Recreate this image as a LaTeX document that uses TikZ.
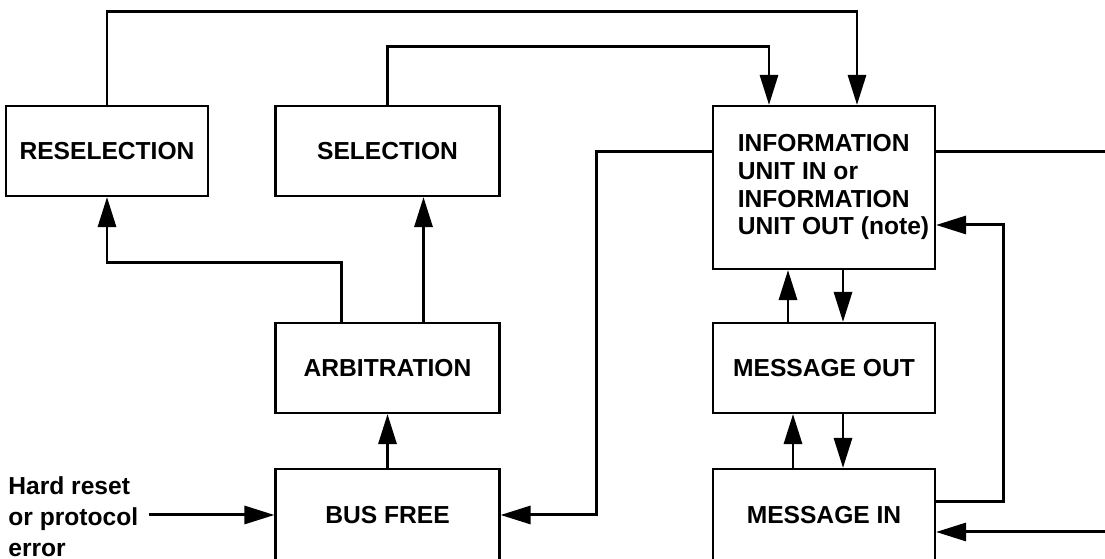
\documentclass[tikz,border=0pt]{standalone}
\usepackage{fontspec}
\setmainfont{Liberation Sans}
\usetikzlibrary{arrows.meta}

\begin{document}
\begin{tikzpicture}[
  box/.style={draw, line width=1.2pt, minimum width=4.44cm, minimum height=1.8cm,
    font=\fontsize{14}{15.9}\selectfont\bfseries},
  arr/.style={line width=1.7pt, -{Triangle[length=0.6cm, width=0.36cm]}},
  wire/.style={line width=1.7pt}
]
\useasboundingbox (0,0) rectangle (22.1,11.18);
\coordinate (rightedge) at (22.4,0);
% Left column
\node[box, minimum width=4.04cm] (resel) at (2.14,8.16) {RESELECTION};
\node[box, minimum width=4.48cm] (sel) at (7.75,8.16) {SELECTION};
\node[box, minimum width=4.48cm] (arb) at (7.75,3.82) {ARBITRATION};
\node[box, minimum width=4.48cm, minimum height=1.84cm] (busfree) at (7.75,0.88) {BUS FREE};
% Right column
\node[box, minimum height=3.26cm] (iu) at (16.48,7.43)
  {\begin{tabular}{@{\hspace{0.38cm}}l@{}}INFORMATION\\UNIT IN or\\INFORMATION\\UNIT OUT (note)\end{tabular}};
\node[box] (msgout) at (16.48,3.82) {MESSAGE OUT};
\node[box, minimum height=1.84cm] (msgin) at (16.48,0.88) {MESSAGE IN};
% Input label
\node[anchor=west, align=left, inner sep=0pt, font=\fontsize{14}{17.6}\selectfont\bfseries]
  (reset) at (0.16,0.85) {Hard reset\\or protocol\\error};
\draw[arr] ([xshift=0.2cm]reset.east |- busfree.west) -- (busfree.west);
% Bus free and arbitration
\draw[arr] (busfree.north) -- (arb.south);
\draw[arr] ([xshift=-0.92cm]arb.north) -- ++(0,1.18) -| (resel.south);
\draw[arr] ([xshift=0.72cm]arb.north) -- ([xshift=0.72cm]sel.south);
% Selection paths to information unit
\draw[arr] (resel.north) -- ++(0,1.86) -| ([xshift=0.66cm]iu.north);
\draw[arr] (sel.north) -- ++(0,1.16) -| ([xshift=-1.1cm]iu.north);
% Information unit back to bus free
\draw[arr] ([yshift=0.71cm]iu.west) -- ++(-2.3,0) |- (busfree.east);
\draw[wire] ([yshift=0.71cm]iu.east) -- ([yshift=0.71cm]iu.east -| rightedge);
% Message phases
\draw[arr] ([xshift=-0.72cm]msgout.north) -- ([xshift=-0.72cm]iu.south);
\draw[arr] ([xshift=0.38cm]iu.south) -- ([xshift=0.38cm]msgout.north);
\draw[arr] ([xshift=-0.62cm]msgin.north) -- ([xshift=-0.62cm]msgout.south);
\draw[arr] ([xshift=0.38cm]msgout.south) -- ([xshift=0.38cm]msgin.north);
\draw[arr] ([yshift=0.26cm]msgin.east) -- ++(1.34,0) |- ([yshift=-0.75cm]iu.east);
\draw[arr] ([yshift=-0.34cm]msgin.east -| rightedge) -- ([yshift=-0.34cm]msgin.east);
\end{tikzpicture}
\end{document}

++++++++

The material above holds pictures; copy everything else in it exactly.

Recreate this image as a LaTeX document that uses TikZ.
\documentclass[tikz,border=0pt]{standalone}
\usepackage{fontspec}
\setmainfont{Liberation Sans}
\usetikzlibrary{arrows.meta}

\begin{document}
\begin{tikzpicture}[
  box/.style={draw, line width=1.2pt, minimum width=4.44cm, minimum height=1.8cm,
    font=\fontsize{14}{15.9}\selectfont\bfseries},
  arr/.style={line width=1.7pt, -{Triangle[length=0.6cm, width=0.36cm]}},
  wire/.style={line width=1.7pt}
]
\useasboundingbox (0,0) rectangle (22.1,11.18);
\coordinate (rightedge) at (22.4,0);
% Left column
\node[box, minimum width=4.04cm] (resel) at (2.14,8.16) {RESELECTION};
\node[box, minimum width=4.48cm] (sel) at (7.75,8.16) {SELECTION};
\node[box, minimum width=4.48cm] (arb) at (7.75,3.82) {ARBITRATION};
\node[box, minimum width=4.48cm, minimum height=1.84cm] (busfree) at (7.75,0.88) {BUS FREE};
% Right column
\node[box, minimum height=3.26cm] (iu) at (16.48,7.43)
  {\begin{tabular}{@{\hspace{0.38cm}}l@{}}INFORMATION\\UNIT IN or\\INFORMATION\\UNIT OUT (note)\end{tabular}};
\node[box] (msgout) at (16.48,3.82) {MESSAGE OUT};
\node[box, minimum height=1.84cm] (msgin) at (16.48,0.88) {MESSAGE IN};
% Input label
\node[anchor=west, align=left, inner sep=0pt, font=\fontsize{14}{17.6}\selectfont\bfseries]
  (reset) at (0.16,0.85) {Hard reset\\or protocol\\error};
\draw[arr] ([xshift=0.2cm]reset.east |- busfree.west) -- (busfree.west);
% Bus free and arbitration
\draw[arr] (busfree.north) -- (arb.south);
\draw[arr] ([xshift=-0.92cm]arb.north) -- ++(0,1.18) -| (resel.south);
\draw[arr] ([xshift=0.72cm]arb.north) -- ([xshift=0.72cm]sel.south);
% Selection paths to information unit
\draw[arr] (resel.north) -- ++(0,1.86) -| ([xshift=0.66cm]iu.north);
\draw[arr] (sel.north) -- ++(0,1.16) -| ([xshift=-1.1cm]iu.north);
% Information unit back to bus free
\draw[arr] ([yshift=0.71cm]iu.west) -- ++(-2.3,0) |- (busfree.east);
\draw[wire] ([yshift=0.71cm]iu.east) -- ([yshift=0.71cm]iu.east -| rightedge);
% Message phases
\draw[arr] ([xshift=-0.72cm]msgout.north) -- ([xshift=-0.72cm]iu.south);
\draw[arr] ([xshift=0.38cm]iu.south) -- ([xshift=0.38cm]msgout.north);
\draw[arr] ([xshift=-0.62cm]msgin.north) -- ([xshift=-0.62cm]msgout.south);
\draw[arr] ([xshift=0.38cm]msgout.south) -- ([xshift=0.38cm]msgin.north);
\draw[arr] ([yshift=0.26cm]msgin.east) -- ++(1.34,0) |- ([yshift=-0.75cm]iu.east);
\draw[arr] ([yshift=-0.34cm]msgin.east -| rightedge) -- ([yshift=-0.34cm]msgin.east);
\end{tikzpicture}
\end{document}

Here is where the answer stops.